What to produce -
Give an exact transcription of every line, dropping the images.

Recorded information -
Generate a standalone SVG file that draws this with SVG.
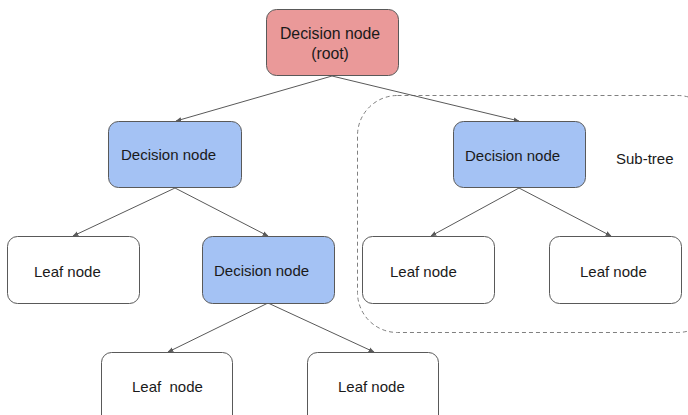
<svg xmlns="http://www.w3.org/2000/svg" width="688" height="415" viewBox="0 0 688 415">
<defs>
<style>
.n{stroke:#595959;stroke-width:1}
.leaf{fill:#ffffff}
.dec{fill:#a4c2f4}
.root{fill:#ea9999}
.t{font-family:"Liberation Sans",Arial,sans-serif;font-size:15px;fill:#1a1a1a}
.rt{font-size:15.8px}
.c{fill:none;stroke:#595959;stroke-width:1}
</style>
<marker id="ah" viewBox="0 0 10 10" refX="9" refY="5" markerWidth="6" markerHeight="6" orient="auto" markerUnits="userSpaceOnUse">
<path d="M0,1 L10,5 L0,9 z" fill="#595959"/>
</marker>
</defs>
<rect width="688" height="415" fill="#ffffff"/>
<g id="subtree">
<rect x="357.5" y="95.5" width="360" height="237" rx="40" ry="40" fill="none" stroke="#808080" stroke-width="1" stroke-dasharray="4,3"/>
<text class="t" x="616" y="164">Sub-tree</text>
</g>
<g id="connectors">
<line class="c" x1="332" y1="76" x2="176" y2="121" marker-end="url(#ah)"/>
<line class="c" x1="332" y1="76" x2="519" y2="121" marker-end="url(#ah)"/>
<line class="c" x1="175" y1="188" x2="73" y2="236" marker-end="url(#ah)"/>
<line class="c" x1="175" y1="188" x2="268" y2="236" marker-end="url(#ah)"/>
<line class="c" x1="519" y1="188" x2="431" y2="236" marker-end="url(#ah)"/>
<line class="c" x1="519" y1="188" x2="611" y2="236" marker-end="url(#ah)"/>
<line class="c" x1="268" y1="303" x2="168" y2="352" marker-end="url(#ah)"/>
<line class="c" x1="268" y1="303" x2="374" y2="352" marker-end="url(#ah)"/>
</g>
<g id="root">
<rect class="n root" x="266.5" y="9.5" width="132" height="66" rx="10"/>
<text class="t rt" x="330" y="39" text-anchor="middle">Decision node</text>
<text class="t rt" x="330" y="59" text-anchor="middle">(root)</text>
</g>
<g id="decL">
<rect class="n dec" x="108.5" y="121.5" width="133" height="66" rx="10"/>
<text class="t" x="121" y="160">Decision node</text>
</g>
<g id="decR">
<rect class="n dec" x="453.5" y="121.5" width="132" height="66" rx="10"/>
<text class="t" x="465" y="161">Decision node</text>
</g>
<g id="leaf1">
<rect class="n leaf" x="7.5" y="236.5" width="132" height="67" rx="10"/>
<text class="t" x="34" y="277">Leaf node</text>
</g>
<g id="decM">
<rect class="n dec" x="202.5" y="236.5" width="132" height="67" rx="10"/>
<text class="t" x="214" y="276">Decision node</text>
</g>
<g id="leaf2">
<rect class="n leaf" x="362.5" y="236.5" width="132" height="67" rx="10"/>
<text class="t" x="390" y="277">Leaf node</text>
</g>
<g id="leaf3">
<rect class="n leaf" x="549.5" y="236.5" width="132" height="67" rx="10"/>
<text class="t" x="580" y="277">Leaf node</text>
</g>
<g id="leaf4">
<rect class="n leaf" x="101.5" y="352.5" width="131" height="80" rx="10"/>
<text class="t" x="132" y="392" xml:space="preserve">Leaf  node</text>
</g>
<g id="leaf5">
<rect class="n leaf" x="307.5" y="352.5" width="131" height="80" rx="10"/>
<text class="t" x="338" y="392">Leaf node</text>
</g>
</svg>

Exercise response -
Generate a standalone SVG file that draws this with SVG.
<svg xmlns="http://www.w3.org/2000/svg" width="688" height="415" viewBox="0 0 688 415">
<defs>
<style>
.n{stroke:#595959;stroke-width:1}
.leaf{fill:#ffffff}
.dec{fill:#a4c2f4}
.root{fill:#ea9999}
.t{font-family:"Liberation Sans",Arial,sans-serif;font-size:15px;fill:#1a1a1a}
.rt{font-size:15.8px}
.c{fill:none;stroke:#595959;stroke-width:1}
</style>
<marker id="ah" viewBox="0 0 10 10" refX="9" refY="5" markerWidth="6" markerHeight="6" orient="auto" markerUnits="userSpaceOnUse">
<path d="M0,1 L10,5 L0,9 z" fill="#595959"/>
</marker>
</defs>
<rect width="688" height="415" fill="#ffffff"/>
<g id="subtree">
<rect x="357.5" y="95.5" width="360" height="237" rx="40" ry="40" fill="none" stroke="#808080" stroke-width="1" stroke-dasharray="4,3"/>
<text class="t" x="616" y="164">Sub-tree</text>
</g>
<g id="connectors">
<line class="c" x1="332" y1="76" x2="176" y2="121" marker-end="url(#ah)"/>
<line class="c" x1="332" y1="76" x2="519" y2="121" marker-end="url(#ah)"/>
<line class="c" x1="175" y1="188" x2="73" y2="236" marker-end="url(#ah)"/>
<line class="c" x1="175" y1="188" x2="268" y2="236" marker-end="url(#ah)"/>
<line class="c" x1="519" y1="188" x2="431" y2="236" marker-end="url(#ah)"/>
<line class="c" x1="519" y1="188" x2="611" y2="236" marker-end="url(#ah)"/>
<line class="c" x1="268" y1="303" x2="168" y2="352" marker-end="url(#ah)"/>
<line class="c" x1="268" y1="303" x2="374" y2="352" marker-end="url(#ah)"/>
</g>
<g id="root">
<rect class="n root" x="266.5" y="9.5" width="132" height="66" rx="10"/>
<text class="t rt" x="330" y="39" text-anchor="middle">Decision node</text>
<text class="t rt" x="330" y="59" text-anchor="middle">(root)</text>
</g>
<g id="decL">
<rect class="n dec" x="108.5" y="121.5" width="133" height="66" rx="10"/>
<text class="t" x="121" y="160">Decision node</text>
</g>
<g id="decR">
<rect class="n dec" x="453.5" y="121.5" width="132" height="66" rx="10"/>
<text class="t" x="465" y="161">Decision node</text>
</g>
<g id="leaf1">
<rect class="n leaf" x="7.5" y="236.5" width="132" height="67" rx="10"/>
<text class="t" x="34" y="277">Leaf node</text>
</g>
<g id="decM">
<rect class="n dec" x="202.5" y="236.5" width="132" height="67" rx="10"/>
<text class="t" x="214" y="276">Decision node</text>
</g>
<g id="leaf2">
<rect class="n leaf" x="362.5" y="236.5" width="132" height="67" rx="10"/>
<text class="t" x="390" y="277">Leaf node</text>
</g>
<g id="leaf3">
<rect class="n leaf" x="549.5" y="236.5" width="132" height="67" rx="10"/>
<text class="t" x="580" y="277">Leaf node</text>
</g>
<g id="leaf4">
<rect class="n leaf" x="101.5" y="352.5" width="131" height="80" rx="10"/>
<text class="t" x="132" y="392" xml:space="preserve">Leaf  node</text>
</g>
<g id="leaf5">
<rect class="n leaf" x="307.5" y="352.5" width="131" height="80" rx="10"/>
<text class="t" x="338" y="392">Leaf node</text>
</g>
</svg>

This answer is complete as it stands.